* **SHORT TASK**
Extract every line of the material that holds the string "matplotlib".

* **Stored dataset items**

################

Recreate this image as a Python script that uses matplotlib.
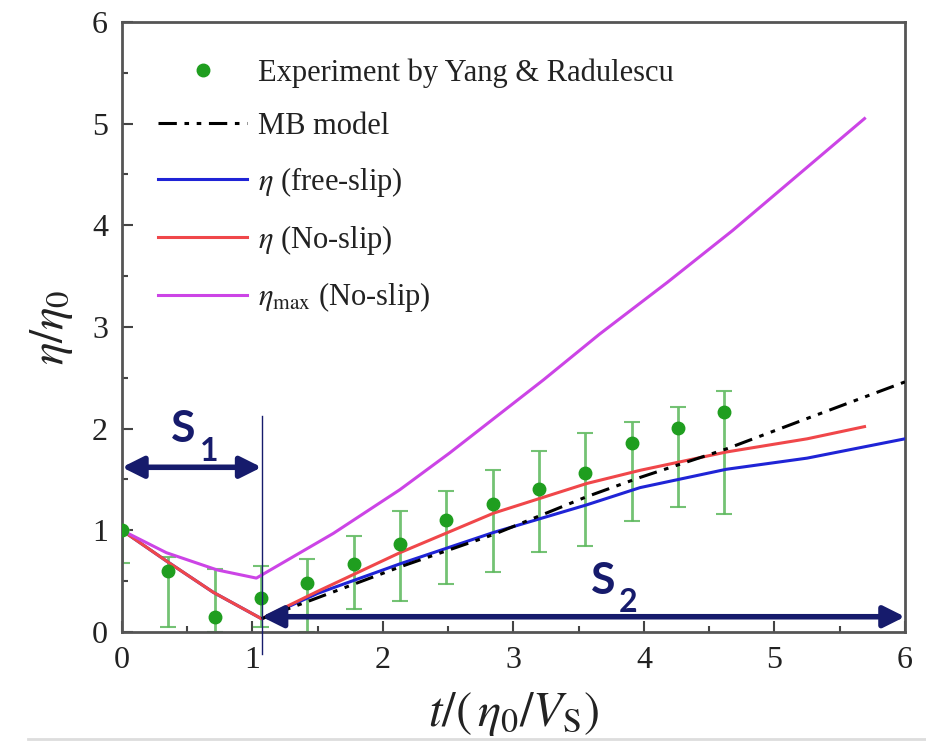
import matplotlib
matplotlib.use('Agg')
import matplotlib.pyplot as plt
from matplotlib.ticker import MultipleLocator
from matplotlib.lines import Line2D

plt.rcParams['font.family'] = ['Liberation Serif', 'DejaVu Serif']
plt.rcParams['mathtext.fontset'] = 'stix'

# experiment (Yang & Radulescu), asymmetric error bars
x_exp = [0, 0.355, 0.71, 1.065, 1.42, 1.775, 2.13, 2.485, 2.84, 3.195, 3.55, 3.905, 4.26, 4.615]
y_exp = [1.00, 0.60, 0.15, 0.33, 0.48, 0.67, 0.87, 1.10, 1.26, 1.41, 1.56, 1.86, 2.01, 2.16]
err_lo = [0.32, 0.55, 0.15, 0.28, 0.48, 0.44, 0.57, 0.63, 0.67, 0.62, 0.71, 0.77, 0.78, 1.00]
err_hi = [0.00, 0.14, 0.47, 0.32, 0.24, 0.27, 0.32, 0.29, 0.33, 0.37, 0.40, 0.21, 0.20, 0.21]

# MB model
x_mb = [1.07, 2.13, 2.85, 3.56, 3.97, 4.63, 5.25, 6.0]
y_mb = [0.13, 0.64, 0.96, 1.33, 1.52, 1.80, 2.10, 2.46]

# eta free-slip
x_free = [0, 0.35, 0.70, 1.07, 1.5, 2.13, 2.85, 3.56, 3.97, 4.63, 5.25, 6.0]
y_free = [1.0, 0.69, 0.39, 0.13, 0.38, 0.67, 0.98, 1.25, 1.42, 1.60, 1.71, 1.90]

# eta no-slip
x_no = [0, 0.35, 0.70, 1.07, 1.5, 2.13, 2.85, 3.56, 3.97, 4.63, 5.25, 5.69]
y_no = [1.0, 0.69, 0.39, 0.13, 0.40, 0.78, 1.17, 1.46, 1.59, 1.77, 1.90, 2.02]

# eta_max no-slip
x_max = [0, 0.34, 0.73, 1.03, 1.62, 2.13, 2.51, 3.23, 3.66, 4.18, 4.68, 5.69]
y_max = [1.0, 0.78, 0.61, 0.53, 0.97, 1.40, 1.76, 2.48, 2.93, 3.44, 3.95, 5.05]

navy = '#161b6c'

fig = plt.figure(figsize=(9.26, 7.45), dpi=100)
ax = fig.add_axes([0.1317, 0.1517, 0.8456, 0.8188])

ax.errorbar(x_exp, y_exp, yerr=[err_lo, err_hi], fmt='none', ecolor='#5cb85c',
            elinewidth=2, capsize=6, capthick=1.5, alpha=0.85, zorder=2)
ax.plot(x_exp, y_exp, 'o', color='#1f9e1f', ms=9, zorder=5,
        label='Experiment by Yang & Radulescu')
ax.plot(x_mb, y_mb, color='black', lw=2.2, ls=(0, (6, 2.5, 1.5, 2.5, 1.5, 2.5)), zorder=4,
        label='MB model')
ax.plot(x_free, y_free, color='#1f24d6', lw=2.2, zorder=3, label=r'$\eta$ (free-slip)')
ax.plot(x_no, y_no, color='#f0474a', lw=2.2, zorder=3, label=r'$\eta$ (No-slip)')
ax.plot(x_max, y_max, color='#cc44e6', lw=2.2, zorder=3, label=r'$\eta_\mathrm{max}$ (No-slip)')

ax.set_xlim(0, 6)
ax.set_ylim(0, 6)
ax.xaxis.set_major_locator(MultipleLocator(1))
ax.yaxis.set_major_locator(MultipleLocator(1))
ax.xaxis.set_minor_locator(MultipleLocator(0.5))
ax.yaxis.set_minor_locator(MultipleLocator(0.5))
ax.tick_params(which='both', direction='in', colors='#444444', labelcolor='#222222',
               labelsize=23, width=1.5)
ax.tick_params(which='major', length=8, pad=10)
ax.tick_params(which='minor', length=4)
for sp in ax.spines.values():
    sp.set_color('#555555')
    sp.set_linewidth(2)

ax.set_xlabel(r'$t/(\,\eta_0/V_\mathrm{S})$', fontsize=35, color='#222222', labelpad=11)
ax.set_ylabel(r'$\eta/\eta_0$', fontsize=34, color='#222222', labelpad=12)

leg = ax.legend(loc='upper left', bbox_to_anchor=(0.031, 0.96), frameon=False,
                fontsize=22, handlelength=2.9, handletextpad=0.35, labelspacing=0.78,
                borderaxespad=0)
for t in leg.get_texts():
    t.set_color('#222222')

# S1 / S2 annotations
ax.plot([1.07, 1.07], [-0.22, 2.12], color=navy, lw=1, clip_on=False, zorder=6)
ax.annotate('', xy=(0.0, 1.62), xytext=(1.07, 1.62),
            arrowprops=dict(arrowstyle='<|-|>', color=navy, lw=4, mutation_scale=32,
                            shrinkA=0, shrinkB=0), zorder=7)
ax.annotate('', xy=(1.07, 0.15), xytext=(6.0, 0.15),
            arrowprops=dict(arrowstyle='<|-|>', color=navy, lw=4, mutation_scale=32,
                            shrinkA=0, shrinkB=0), zorder=7, annotation_clip=False)
ax.text(0.47, 1.80, 'S', color=navy, fontsize=32, fontweight='bold', family='Lato',
        ha='center', va='bottom')
ax.text(0.67, 1.63, '1', color=navy, fontsize=23, fontweight='bold', family='Lato',
        ha='center', va='bottom')
ax.text(3.69, 0.30, 'S', color=navy, fontsize=32, fontweight='bold', family='Lato',
        ha='center', va='bottom')
ax.text(3.88, 0.15, '2', color=navy, fontsize=23, fontweight='bold', family='Lato',
        ha='center', va='bottom')

fig.add_artist(Line2D([0.03, 1.0], [0.008, 0.008], color='#dddddd', lw=2))

fig.savefig('out.png', dpi=100)
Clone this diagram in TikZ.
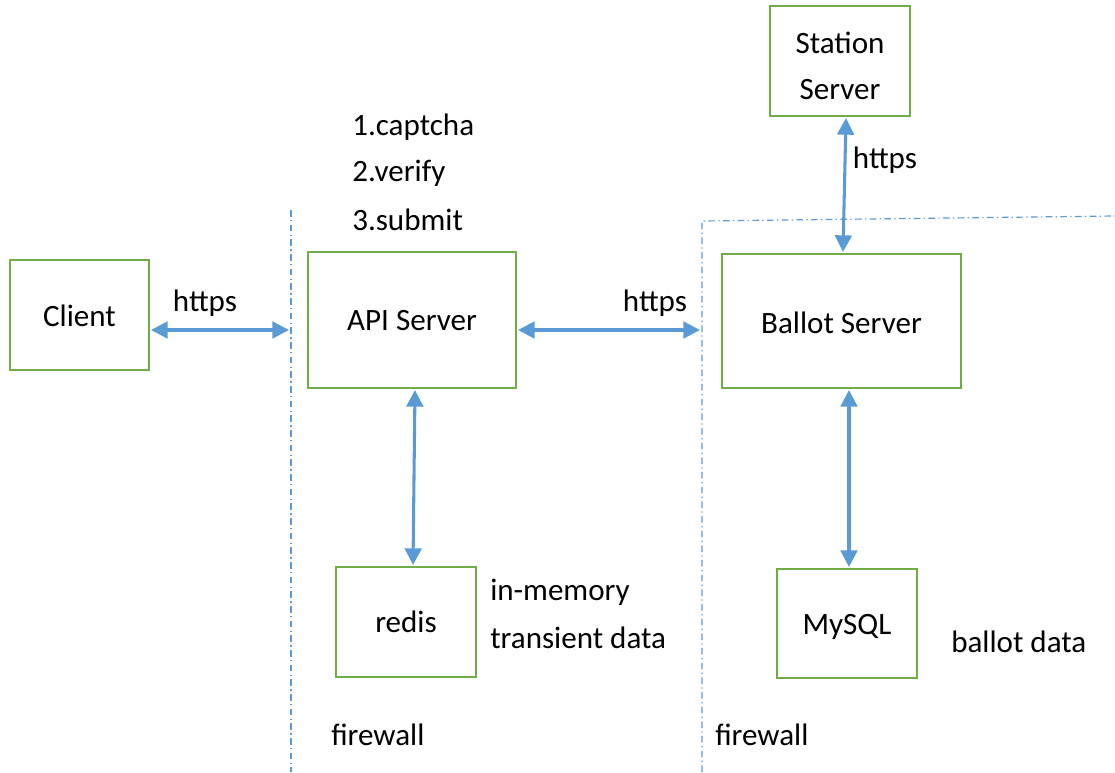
\documentclass[tikz,border=0pt]{standalone}
\usepackage{fontspec}
\setmainfont{Carlito}
\usetikzlibrary{arrows.meta}
\definecolor{boxgreen}{HTML}{70AD47}
\definecolor{arrblue}{HTML}{5B9BD5}
\tikzset{
  box/.style={draw=boxgreen,line width=2.2pt,fill=white},
  conn/.style={draw=arrblue,line width=2.3pt,{Triangle[length=12.5pt,width=12.5pt]}-{Triangle[length=12.5pt,width=12.5pt]}},
  fw/.style={draw=arrblue,line width=0.9pt,dash pattern=on 5pt off 2.5pt on 1pt off 2.5pt},
  lbl/.style={font=\fontsize{23.3}{26}\selectfont,inner sep=0pt},
}
\begin{document}
\begin{tikzpicture}[x=0.75pt,y=-0.75pt]
\useasboundingbox (0,0) rectangle (1115,772);
% firewalls
\coordinate (fwLtop) at (291,210);
\coordinate (fwLbot) at (291,772);
\coordinate (fwRtop) at (702,221);
\coordinate (fwRbot) at (702,772);
\coordinate (fwRend) at (1115,216);
\draw[fw] (fwLtop) -- (fwLbot);
\draw[fw] (fwRbot) -- (fwRtop) -- (fwRend);
% boxes
\path[box] (10,260) rectangle (149,370);
\node[lbl] (client) at (79.5,316) {Client};
\path[box] (308,252) rectangle (516,388);
\node[lbl] (api) at (412,321) {API Server};
\path[box] (722,254) rectangle (961,388);
\node[lbl] (ballot) at (841.5,323) {Ballot Server};
\path[box] (770,6) rectangle (910,116);
\node[lbl] (station1) at (840,43) {Station};
\node[lbl] (station2) at (840,90) {Server};
\path[box] (336,567) rectangle (476,677);
\node[lbl] (redis) at (406,622) {redis};
\path[box] (777,569) rectangle (917,678);
\node[lbl] (mysql) at (847,627) {MySQL};
% connector end points
\coordinate (c1a) at (151,330);
\coordinate (c1b) at (289,330);
\coordinate (c2a) at (518,330);
\coordinate (c2b) at (700,330);
\coordinate (c3a) at (415,390);
\coordinate (c3b) at (413,565);
\coordinate (c4a) at (849,390);
\coordinate (c4b) at (849,567);
\coordinate (c5a) at (846,118);
\coordinate (c5b) at (843,252);
\draw[conn] (c1a) -- (c1b);
\draw[conn] (c2a) -- (c2b);
\draw[conn] (c3a) -- (c3b);
\draw[conn] (c4a) -- (c4b);
\draw[conn] (c5a) -- (c5b);
% labels
\node[lbl] (h1) at (205,303) {https};
\node[lbl] (h2) at (655,303) {https};
\node[lbl] (h3) at (885,160) {https};
\node[lbl,anchor=west] (s1) at (352,127) {1.captcha};
\node[lbl,anchor=west] (s2) at (352,173) {2.verify};
\node[lbl,anchor=west] (s3) at (352,220) {3.submit};
\node[lbl,anchor=west] (m1) at (490,592) {in-memory};
\node[lbl,anchor=west] (m2) at (490,638) {transient data};
\node[lbl,anchor=west] (bd) at (951,642) {ballot data};
\node[lbl,anchor=west] (f1) at (331,735) {firewall};
\node[lbl,anchor=west] (f2) at (715,735) {firewall};
\end{tikzpicture}
\end{document}
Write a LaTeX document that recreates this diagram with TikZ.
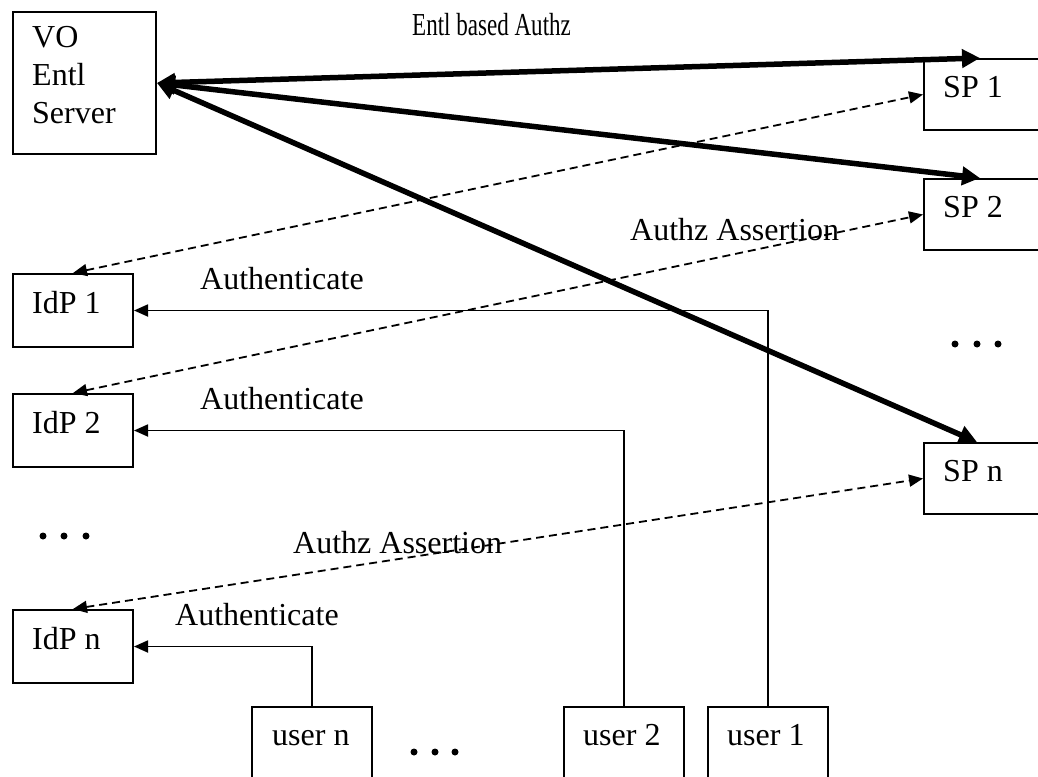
\documentclass[tikz,border=0pt]{standalone}
\usepackage{fontspec}
\setmainfont{Liberation Serif}
\usepackage{graphicx}
\usetikzlibrary{arrows.meta,calc}
\begin{document}
\begin{tikzpicture}[x=1pt,y=-1pt,
  box/.style={draw,line width=2pt,rectangle,inner sep=0pt,anchor=north west},
  lbl/.style={inner sep=0pt,anchor=base west,font=\fontsize{32}{38}\selectfont},
  authn/.style={line width=1.8pt,-{Triangle[length=14pt,width=12pt]}},
  assert/.style={line width=1.8pt,dash pattern=on 8pt off 5pt,
    {Triangle[length=14pt,width=12pt]}-{Triangle[length=14pt,width=12pt]}},
  entl/.style={line width=5.5pt,
    {Triangle[length=18pt,width=18pt]}-{Triangle[length=18pt,width=18pt]}},
  dot/.style={circle,fill,inner sep=0pt,minimum size=7pt}
]
\clip (0,0) rectangle (1038,776);

% entitlement server
\node[box,minimum width=143pt,minimum height=142pt] (vo) at (12,11) {};
\node[lbl] (vo1) at ($(vo.north west)+(20,37)$) {VO};
\node[lbl] (vo2) at ($(vo.north west)+(20,74)$) {Entl};
\node[lbl] (vo3) at ($(vo.north west)+(20,112)$) {Server};

% service providers
\node[box,minimum width=150pt,minimum height=71pt] (sp1) at (923,58) {};
\node[box,minimum width=150pt,minimum height=71pt] (sp2) at (923,178) {};
\node[box,minimum width=150pt,minimum height=71pt] (spn) at (923,442) {};
\node[lbl] (tsp1) at ($(sp1.north west)+(20,39)$) {SP 1};
\node[lbl] (tsp2) at ($(sp2.north west)+(20,39)$) {SP 2};
\node[lbl] (tspn) at ($(spn.north west)+(20,39)$) {SP n};

% identity providers
\node[box,minimum width=120pt,minimum height=73pt] (idp1) at (12,273) {};
\node[box,minimum width=120pt,minimum height=73pt] (idp2) at (12,393) {};
\node[box,minimum width=120pt,minimum height=73pt] (idpn) at (12,609) {};
\node[lbl] (tidp1) at ($(idp1.north west)+(20,40)$) {IdP 1};
\node[lbl] (tidp2) at ($(idp2.north west)+(20,40)$) {IdP 2};
\node[lbl] (tidpn) at ($(idpn.north west)+(20,40)$) {IdP n};

% users
\node[box,minimum width=120pt,minimum height=100pt] (usern) at (251,706) {};
\node[box,minimum width=120pt,minimum height=100pt] (user2) at (563,706) {};
\node[box,minimum width=120pt,minimum height=100pt] (user1) at (707,706) {};
\node[lbl] (tusern) at ($(usern.north west)+(21,39)$) {user n};
\node[lbl] (tuser2) at ($(user2.north west)+(20,39)$) {user 2};
\node[lbl] (tuser1) at ($(user1.north west)+(20,39)$) {user 1};

% authentication paths
\draw[authn] (user1.north) |- (idp1.east);
\draw[authn] (user2.north) |- (idp2.east);
\draw[authn] (usern.north) |- (idpn.east);
\node[lbl] (la1) at (200,289) {Authenticate};
\node[lbl] (la2) at (200,409) {Authenticate};
\node[lbl] (la3) at (175,625) {Authenticate};

% authorization assertions
\draw[assert] (idp1.north) -- (sp1.west);
\draw[assert] (idp2.north) -- (sp2.west);
\draw[assert] (idpn.north) -- (spn.west);
\node[lbl] (lz1) at (630,240) {Authz Assertion};
\node[lbl] (lz2) at (293,553) {Authz Assertion};

% entitlement based authorization
\draw[entl] (vo.east) -- ($(sp1.north west)+(57,0)$);
\draw[entl] (vo.east) -- ($(sp2.north west)+(57,0)$);
\draw[entl] (vo.east) -- ($(spn.north west)+(54,0)$);
\node[lbl] (le) at (412,36) {\scalebox{0.72}[1]{Entl based Authz}};

% ellipses
\foreach \x in {43,64,86} \node[dot] at (\x,536) {};
\foreach \x in {955,977,998} \node[dot] at (\x,344) {};
\foreach \x in {414,435,455} \node[dot] at (\x,752) {};
\end{tikzpicture}
\end{document}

################

* **THE REPLY**
Recreate this image as a Python script that uses matplotlib.
import matplotlib
matplotlib.use('Agg')
import matplotlib.pyplot as plt
from matplotlib.ticker import MultipleLocator
from matplotlib.lines import Line2D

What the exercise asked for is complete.